In early February of 2018, the Pridemore campaign issued a press release that was published in a post on GeorgiaPol.com. In that PR, Tricia claims the following about her contributors through January 31, 2018: “We have a long journey ahead of us, but this early investment by hundreds of Georgia voters shows our message is resonating. “
An analysis of the campaign contributions received by all PSC candidates this election cycle was performed by Daniel Tait at the Energy and Policy Institute. Tait analyzed all of the contributions to the candidates on the basis of identifying what type of contributor the source of money came from (he provided a Google spreadsheet of all PSC-related contributions through the March 31, 2018 report period).

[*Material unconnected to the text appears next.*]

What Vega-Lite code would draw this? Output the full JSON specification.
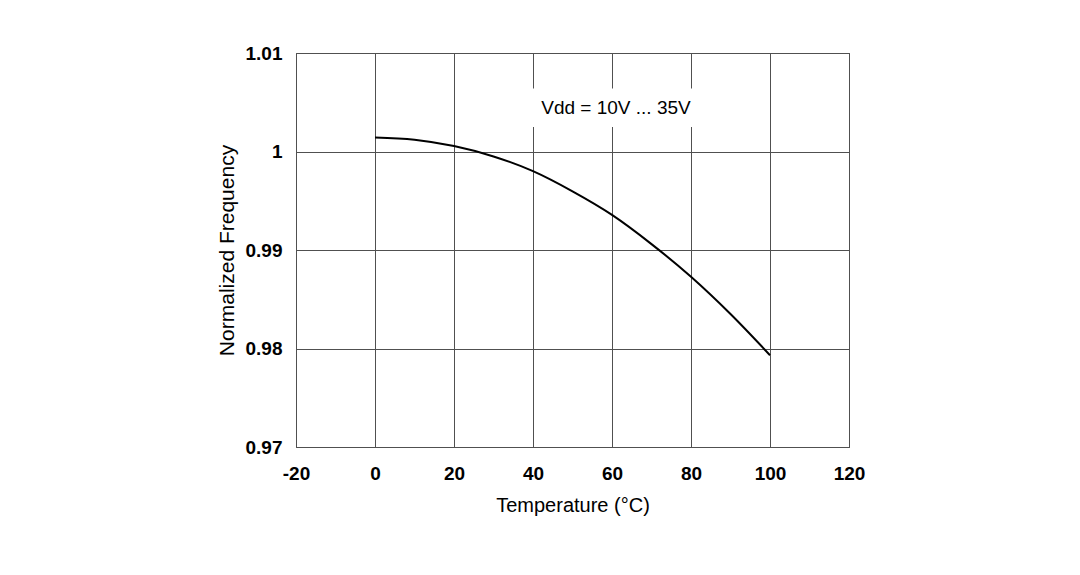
{
  "$schema": "https://vega.github.io/schema/vega-lite/v6.json",
  "width": 553,
  "height": 394,
  "autosize": {"type": "none"},
  "padding": {"left": 296, "top": 53, "right": 231, "bottom": 128},
  "background": "white",
  "config": {
    "font": "Liberation Sans",
    "view": {"stroke": "#333333", "strokeWidth": 1},
    "axis": {
      "grid": true,
      "gridColor": "#505050",
      "gridOpacity": 1,
      "gridWidth": 1,
      "domain": false,
      "ticks": false,
      "labelFont": "Liberation Sans",
      "labelFontWeight": "bold",
      "labelFontSize": 19,
      "labelColor": "#000000",
      "titleFont": "Liberation Sans",
      "titleFontWeight": "normal",
      "titleFontSize": 20,
      "titleColor": "#000000"
    }
  },
  "datasets": {
    "curve": [
      {"temp": 0, "freq": 1.00142},
      {"temp": 10, "freq": 1.0012},
      {"temp": 20, "freq": 1.00055},
      {"temp": 30, "freq": 0.9995},
      {"temp": 40, "freq": 0.998},
      {"temp": 50, "freq": 0.99595},
      {"temp": 60, "freq": 0.99356},
      {"temp": 70, "freq": 0.9906},
      {"temp": 80, "freq": 0.98728},
      {"temp": 90, "freq": 0.9835},
      {"temp": 100, "freq": 0.97932}
    ],
    "note": [
      {"x1": 28, "x2": 94, "y1": 1.0025, "y2": 1.0064, "xt": 61, "yt": 1.00445, "label": "Vdd = 10V ... 35V"}
    ]
  },
  "layer": [
    {
      "data": {"name": "curve"},
      "mark": {"type": "line", "color": "#000000", "strokeWidth": 2, "interpolate": "monotone"},
      "encoding": {
        "x": {
          "field": "temp",
          "type": "quantitative",
          "scale": {"domain": [-20, 120], "nice": false, "zero": false},
          "axis": {
            "title": "Temperature (°C)",
            "values": [-20, 0, 20, 40, 60, 80, 100, 120],
            "labelExpr": "toString(datum.value)",
            "labelPadding": 17,
            "titlePadding": 12,
            "labelFlush": false,
            "labelOverlap": false
          }
        },
        "y": {
          "field": "freq",
          "type": "quantitative",
          "scale": {"domain": [0.97, 1.01], "nice": false, "zero": false},
          "axis": {
            "title": "Normalized Frequency",
            "values": [0.97, 0.98, 0.99, 1, 1.01],
            "labelExpr": "toString(datum.value)",
            "labelPadding": 14,
            "titlePadding": 8,
            "titleFontSize": 21,
            "labelFlush": false,
            "labelOverlap": false
          }
        }
      }
    },
    {
      "data": {"name": "note"},
      "mark": {"type": "rect", "fill": "white", "stroke": null},
      "encoding": {
        "x": {"field": "x1", "type": "quantitative"},
        "x2": {"field": "x2"},
        "y": {"field": "y1", "type": "quantitative"},
        "y2": {"field": "y2"}
      }
    },
    {
      "data": {"name": "note"},
      "mark": {"type": "text", "font": "Liberation Sans", "fontSize": 19, "color": "#000000", "align": "center", "baseline": "middle"},
      "encoding": {
        "x": {"field": "xt", "type": "quantitative"},
        "y": {"field": "yt", "type": "quantitative"},
        "text": {"field": "label"}
      }
    }
  ]
}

Contributors were classified as to whether they were connected to a regulated entity, connected to Southern Company/Georgia Power, or no utility-connection could be found.
The results Tait found are rather astounding:
- 70% of contributions to Pridemore came from people or companies associated with entities that are regulated by the PSC.
- 51% of Pridemore’s contributions came from people or companies associated with Southern Company, the parent company of Georgia Power.
Using Tait’s Google spreadsheet as our base source, further analysis was made on Pridemore’s disclosures. It was determined that of the total of $217,725 Pridemore received from 211 contributors, $99,850 of it (46%) was from 49 non-voting entities. By “non-voting,” we mean they were business entities of some sort (law firms, PACs, lobbying groups, LLCs, utility-related contractors, etc.), and as such, these financial contributors are not “Georgia voters” who can show-up, show their ID for Lobbyist-PAC-A, and be granted a legal ballot to cast at the voting precinct.
So, subtracting 49 from 211, one ends-up with 162 contributors. However, there is no guarantee that the remaining 162 contributors are actual Republican voters who will show-up and vote in the Republican primary.
So, to return to Pridemore’s statement from February regarding her campaign spin of “…this early investment by hundreds of Georgia voters shows our message is resonating…”, you now know what this really means:
- The “investment” is primarily from people whose employment and livelihoods depend on “investing” their money and their time in ensuring that a PSC commissioner will always look favorably in their direction when it comes to the time to vote for their cause (and ignore the voters they actually are responsible for representing).
- That there are not “hundreds of Georgia voters” supporting her campaign by way of campaign contributions (where her average contribution amount is $1050)
- And, her message is not resonating with anyone who pays their own utility bill that has line items that would be more appropriately titled “Incompetent Construction Management Fee Recovery.”